Although many businesses and organisations should have in place a security team and a ‘data breach preparedness plan’, it is said that many do not review, update, or actually practice it.
I then ask: what’s the point of having such a plan?
Costs of a data breach
In the growing digital era, the risk of a cyber attack is a lingering shadow that sits silently over the top of most organisations throughout the world. I do not say that just to scare you: statistics show that cyber attacks are fast becoming a trend for fraudsters and criminals, and the financial costs are rising.
For small firms, an average cost for a data breach was valued at £190,000 last year. For larger companies an average cost for a data breach rose from £800,000 in 2014 to £2.3 million last year. The increase of fines could be due to an increase in reports.
Effective data breach response plans
But just because companies have a ‘response plan’ in place does not mean that companies or organisations are actually prepared to respond effectively and accordingly. This is supported by Michael Bruemmer, the vice president at Experian Data Breach Resolution, and comes down to organisations who do not periodically review or update the plans, meaning that it becomes outdated and not applicable to the company anymore. It’s plausible that a plan is put in place, but without practising or continually reviewing it, that does not make the plan effective. This could be likened to getting on the football team – if you do not go to football practices or review your techniques, your skills can become rusty and eventually outdated.
Study: positive findings
An annual study conducted by a security research firm, Ponemon Institute, on behalf of Experian Data Breach Resolution, found that 86% of 619 employees surveyed were prepared for a data breach in 2016. Some positive signs come from this, as 58% of the employees found that there had been increased investment in the technology to secure data. 61% of employees also said that privacy and data protection awareness and training programmes were put in place.
Businesses and organisations have also recognised that keeping their customers informed is the best way to maintain their credibility and reputation as a company.
Study: negative findings
Even though there is a positive study to suggest that a majority of companies are doing their best to comply with security procedures, it doesn’t mean that they are 100% equipped to deal with the data breach. In most cases, businesses need to focus their attentions on executing their response plans successfully. This could be down to not reviewing the plans put in place. Ponemon’s study supports this as only 29% of companies have not reviewed or updated their plan since it was first introduced.
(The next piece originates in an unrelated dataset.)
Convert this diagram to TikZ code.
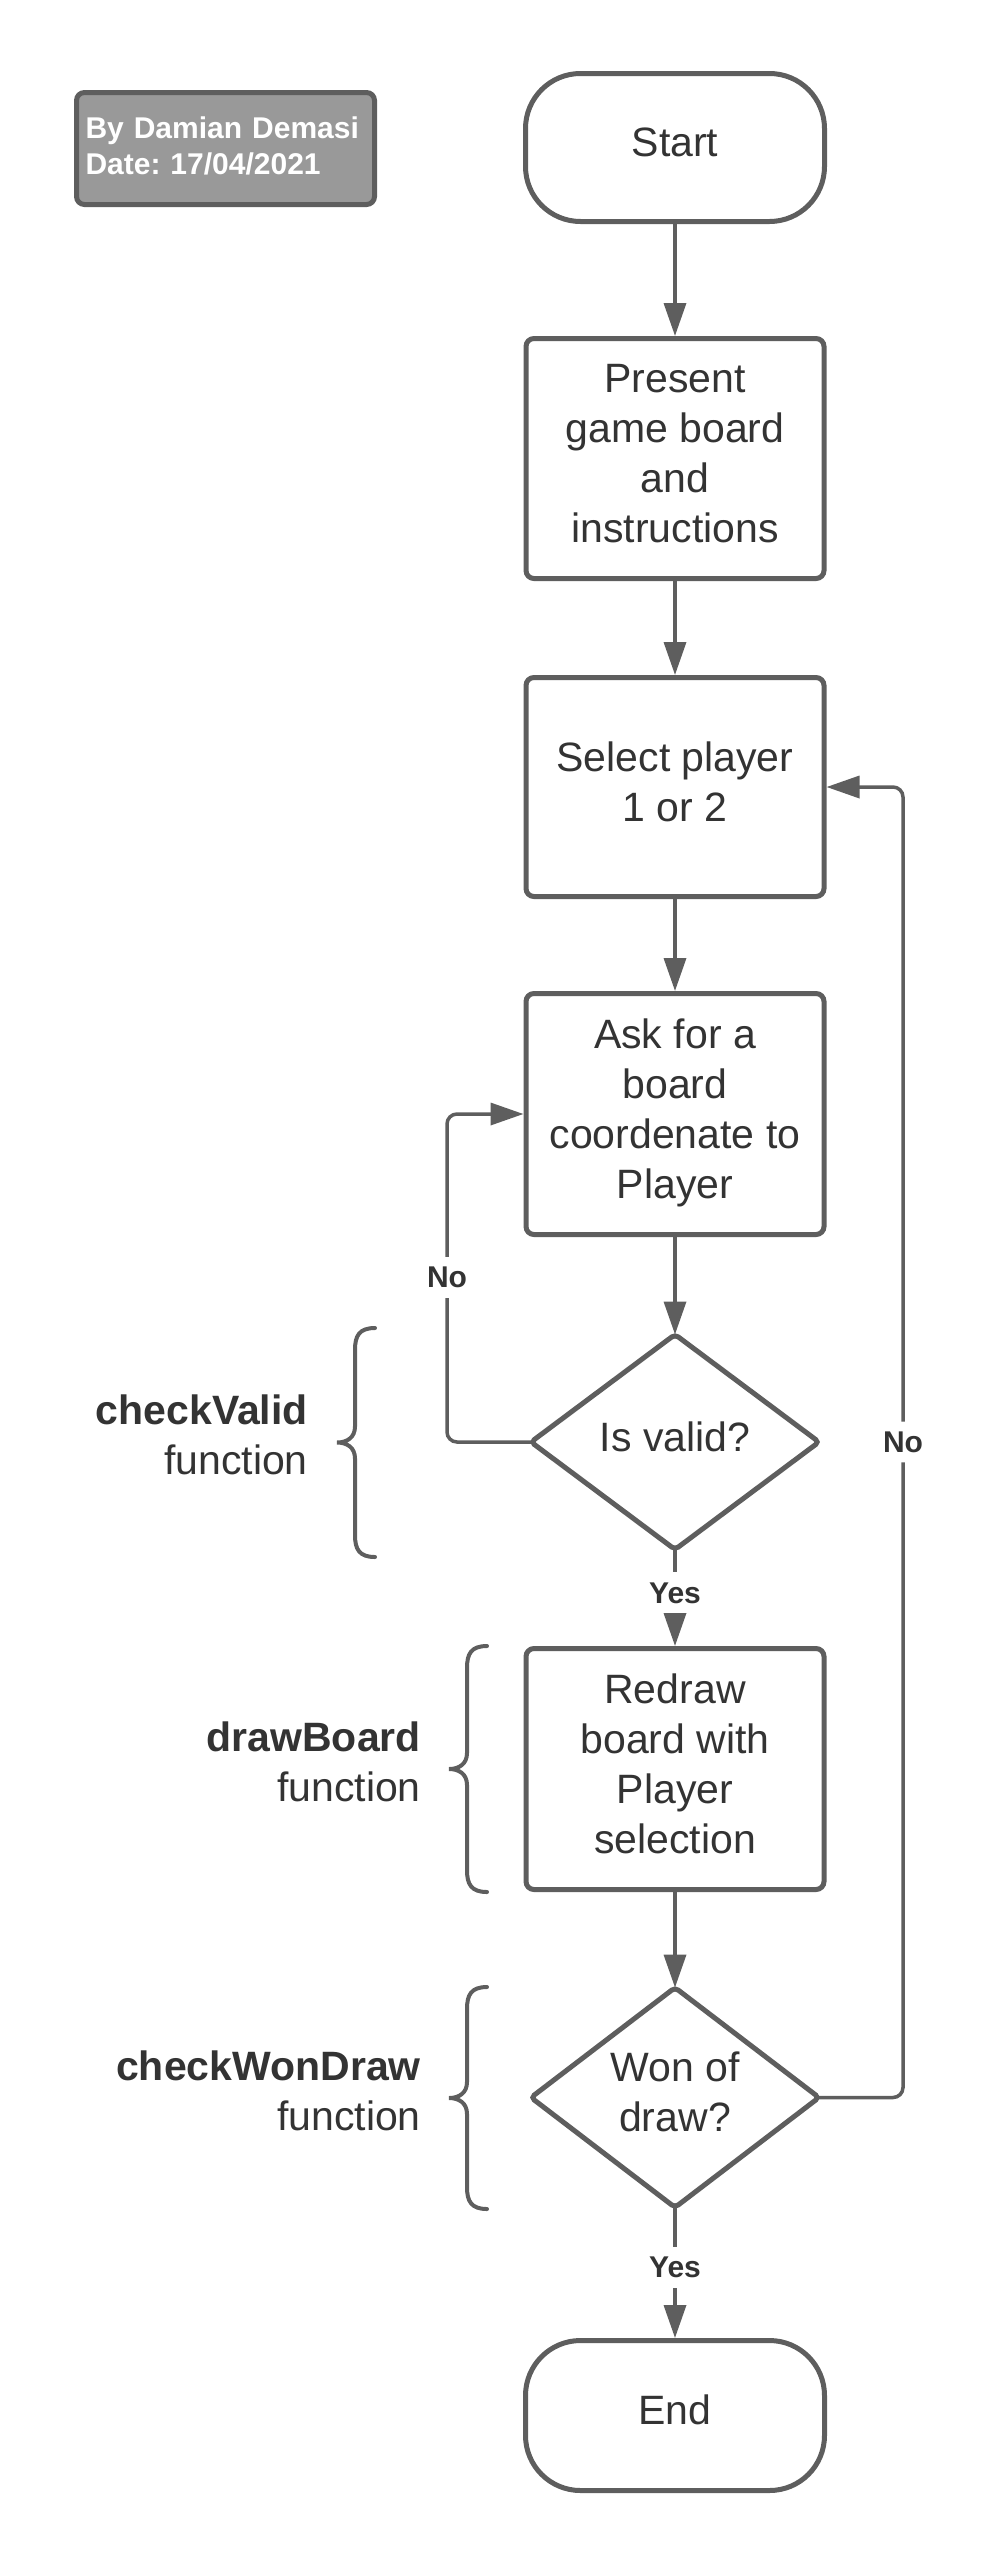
\documentclass[tikz,border=0pt]{standalone}
\usepackage{fontspec}
\setmainfont{Liberation Sans}
\usetikzlibrary{shapes.geometric,arrows.meta}
\definecolor{lc}{HTML}{5E5E5E}
\definecolor{tc}{HTML}{333333}
\definecolor{gf}{HTML}{999999}
\frenchspacing
\newcommand\fnbrace[3]{%
 \pgfmathsetmacro\bxr{#1}\pgfmathsetmacro\bxm{#1-20}\pgfmathsetmacro\bxt{#1-38}%
 \pgfmathsetmacro\byt{#2}\pgfmathsetmacro\byb{#3}\pgfmathsetmacro\bym{(#2+#3)/2}%
 \draw[bracestyle] (\bxr,\byt) .. controls (\bxm+4,\byt) and (\bxm,\byt+8) .. (\bxm,\byt+22)
   -- (\bxm,\bym-16) .. controls (\bxm,\bym-5) and (\bxt+10,\bym) .. (\bxt,\bym)
   .. controls (\bxt+10,\bym) and (\bxm,\bym+5) .. (\bxm,\bym+16)
   -- (\bxm,\byb-22) .. controls (\bxm,\byb-8) and (\bxm+4,\byb) .. (\bxr,\byb);}
\begin{document}
\begin{tikzpicture}[x=1pt,y=-1pt,
  base/.style={draw=lc, line width=5pt, fill=white, text=tc,
    font=\fontsize{41}{50}\selectfont, align=center, inner sep=0pt,
    execute at end node={\rule[-11pt]{0pt}{11pt}}},
  proc/.style={base, rectangle, rounded corners=8pt, minimum width=298pt, minimum height=241pt},
  term/.style={base, rectangle, rounded corners=55pt, minimum width=299pt, minimum height=148pt},
  dec/.style={base, diamond, rounded corners=4pt, outer sep=0pt, minimum width=288pt, minimum height=215pt},
  conn/.style={draw=lc, line width=3.5pt, -{Triangle[length=33pt,width=22pt]}},
  lbl/.style={fill=white, text=tc, font=\fontsize{30}{36}\selectfont\bfseries, inner xsep=4pt, inner ysep=10pt},
  fntext/.style={text=tc, font=\fontsize{41}{50}\selectfont, align=right, inner sep=0pt, anchor=east},
  bracestyle/.style={draw=lc, line width=4pt, line cap=round},
  authorbox/.style={draw=lc, line width=5pt, fill=gf, rounded corners=8pt,
    minimum width=298pt, minimum height=112pt, text width=280pt, align=left,
    text=white, font=\fontsize{30}{36}\selectfont\bfseries, inner sep=0pt,
    execute at end node={\rule[-5pt]{0pt}{5pt}}}
]
\useasboundingbox (0,0) rectangle (999,2567);

\node[authorbox] (author) at (225.5,148.5) {By Damian Demasi\\Date: 17/04/2021};

\node[term] (start) at (675,147.5) {Start};
\node[proc, minimum height=240pt] (present) at (675,458.5) {Present\\game board\\and\\instructions};
\node[proc, minimum height=219pt] (select) at (675,787) {Select player\\1 or 2};
\node[proc] (ask) at (675,1114) {Ask for a\\board\\coordenate to\\Player};
\node[dec] (valid) at (675,1442) {Is valid?};
\node[proc] (redraw) at (675,1769) {Redraw\\board with\\Player\\selection};
\node[dec] (won) at (675,2097.5) {Won of\\draw?};
\node[term, minimum height=150pt] (end) at (675,2415.5) {End};

\draw[conn] (start.south) -- (present.north);
\draw[conn] (present.south) -- (select.north);
\draw[conn] (select.south) -- (ask.north);
\draw[conn] (ask.south) -- (valid.north);
\coordinate (lx) at (447,1277.5);
\draw[conn, rounded corners=10pt] (valid.west) -| (lx) node[lbl]{No} |- (ask.west);
\draw[conn] (valid.south) -- node[lbl, pos=0.45]{Yes} (redraw.north);
\draw[conn] (redraw.south) -- (won.north);
\coordinate (rx) at (903,1442);
\draw[conn, rounded corners=10pt] (won.east) -| (rx) node[lbl]{No} |- (select.east);
\draw[conn] (won.south) -- node[lbl, pos=0.46]{Yes} (end.north);

\fnbrace{375}{1328}{1557}
\fnbrace{487}{1646}{1892}
\fnbrace{487}{1987}{2209}
\node[fntext] (cvtext) at (308,1435) {\textbf{checkValid}\\function};
\node[fntext] (dbtext) at (421,1762) {\textbf{drawBoard}\\function};
\node[fntext] (cwtext) at (421,2091) {\textbf{checkWonDraw}\\function};
\end{tikzpicture}
\end{document}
It’s not just my concern: over half of the businesses that took part in the study admitted that they were not confident if a cyberattack was to take place. If the businesses are not confident in their plans, how are we supposed to put our trust into them?
Further areas of concern relate to businesses’ cybersecurity plans. 26% of businesses do not practice their plan, as 64% believe that it’s not a priority for their business. I welcome those 64% of businesses who believe this is the case to come back to me once they have been a victim/witness to such cybercrime, as we know all too well that it has jeopardising consequences for a business. Further to this, only 46% of companies have integrated a response plan in their long-term business plans. This suggests that companies do not see a real threat to cybercrime.
Mr Bruemmer’s message should be spread worldwide:
“…investing in breach preparedness is like planning for a natural disaster, you hope it will never happen, but just in case, you invest time and resources in a plan so your company can survive the storm.”
Without such preparedness, if your company is breached, the risk of maximum damage to your business or organisation is very high.